James 5:12 says that you should not swear. What does that mean? How do you figure out what it means? Is the question even a big deal? Here are three ways to understand what “do not swear” means.
First, “do not swear” does not mean what most Canadians think it means.
The text is not referring to dropping an F-bomb. Most of what Canadians mean by swearing is really covered by two other biblical prohibitions. The Bible tells us to not use corrupting, obscene, and crude language. That would cover F-bombs and similar language. (Eph. 4:29, 5:4; Col. 3:8-10).
The Bible also forbids taking the Lord’s name in vain. This would include any casual reference to God that is ultimately dismissive or diminishing of Him. This covers the constant use of OMG! and similar language (Exod 20:7; Deut 5:11). It is very easy for you to speak in these ways to show that you are “edgy” or culturally attuned or “free,” but really, the Bible says you should refrain from this language.
Finally, the text is not referring to uneducated or “lower class” language. The Bible does not forbid this. In fact, when the New Testament was written, there were two types of Greek, formal/educated Greek and common/working-class Greek. Most of the New Testament was written in common, working-class Greek. The Bible can never be used to support the upper classes in a society against the so-called lower classes.
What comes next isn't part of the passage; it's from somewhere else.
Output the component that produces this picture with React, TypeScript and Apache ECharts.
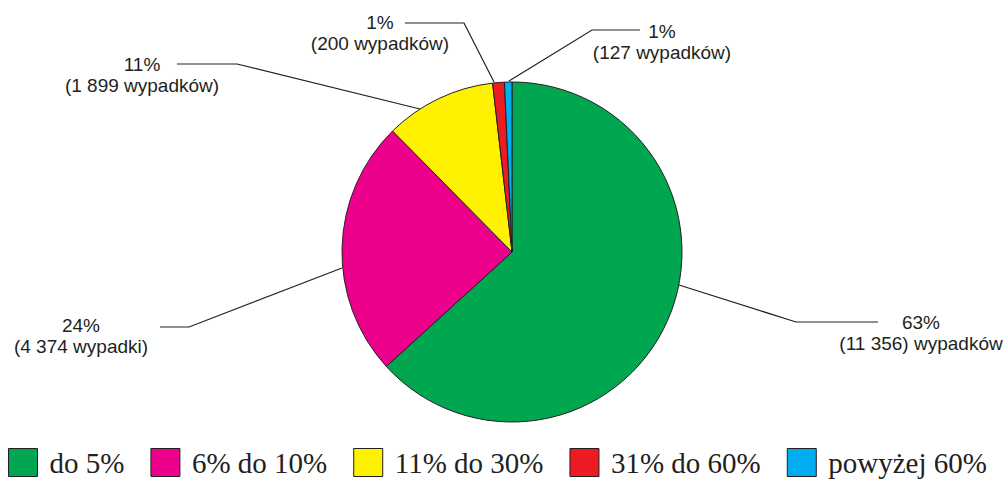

Second, the Bible does speak to the issue of making an oath.
This is the issue that James is addressing. Some Christian traditions take this text and the similar text in the Sermon on the Mount (Matt 5:33-37) to forbid Christians from ever making an oath. These same traditions would say that Christians who do not agree with them show a contempt for God’s word. In effect, they say, “We take God’s word as God’s word, but you start manipulating the word so as to not obey it.”
There are two different problems with interpreting the text in this way, and both are important. The first issue is consistency. An oath, whether made in the name of God, another authority, or yourself, is a solemn, “public,” declaration of truthfulness and being bound by your word to keep it. Usually, Christians who take texts like James 5:12 as forbidding oaths only take it to refer to a small class of oaths – usually ones connected to the Court or the military.
However, in a very real sense a couple makes oaths in marriage (your vows); signing a car loan or a mortgage is, in effect, an oath; likewise, buying a house or entering into a contract. It is not wise to interpret the Bible in such a way that it is inconsistently applied.
Having a hasty interpretation of the Bible that makes the Bible inconsistent is not taking God’s word as God’s word.
The second issue is also important. Given that the Bible has only one ultimate author, the Triune God, you cannot interpret one part of the Bible in such a way that it makes other parts of the Bible wrong or inconsistent. I will not give references for each of these claims, but: the Old Testament sets down rules for making oaths in general; to enter into a covenant you make an oath; given that the word “adjure” is, in effect, a command to make an oath, Jesus is called to make an oath (Matt. 26:63); and Paul “adjures” church leaders (1 Thess. 5:27).
So, what this means is that you need to think a bit more before you interpret and apply a text on oaths. Having a hasty interpretation of the Bible that makes the Bible inconsistent is not taking God’s word as God’s word.
Third, in a world where lies are often loved, the Bible tells you to love the truth and speak the truth.
If you desire to know the truth and speak the truth, then your “yes” is a good, solid, dependable yes, and your “no” is a good, solid, dependable no. It then makes no difference to you whether you have to say it in front of a judge, your child, your boss, your employee, or your neighbour.
This is the type of person that the Gospel saves you to grow into becoming. This is what James 5 is talking about. But it has more to say. The real issue that human beings face is that you can design a contract or make an oath in such a way that it seems honest and truthful, but it is really deceptive, dishonest, dissembling, and cloaks your real intention.
It is also the case that cultures can encourage this, saying it is alright. For many years I was a clergyperson in the Anglican Church of Canada. I could promise to uphold the doctrine of the church, because, on paper, the doctrine was orthodox. However, other clergy made the same promises, treating the promise as a ritual that you had to go through, knowing that it did not mean you actually had to believe the doctrine or teach it.
I am sure my readers can think of other examples in Canada, in history, and around the world. James 5 is clearly saying that such a practice is wrong. Your context might allow such an abuse of truthful, honest, dependable speech, but as a Christian, you belong to the Lord who is referred to as the Truth and whose way is the way of truth (John 14:6 17:17). No oath or vow, no matter how solemn or lofty, turns a lie into the truth, or dishonesty into honesty.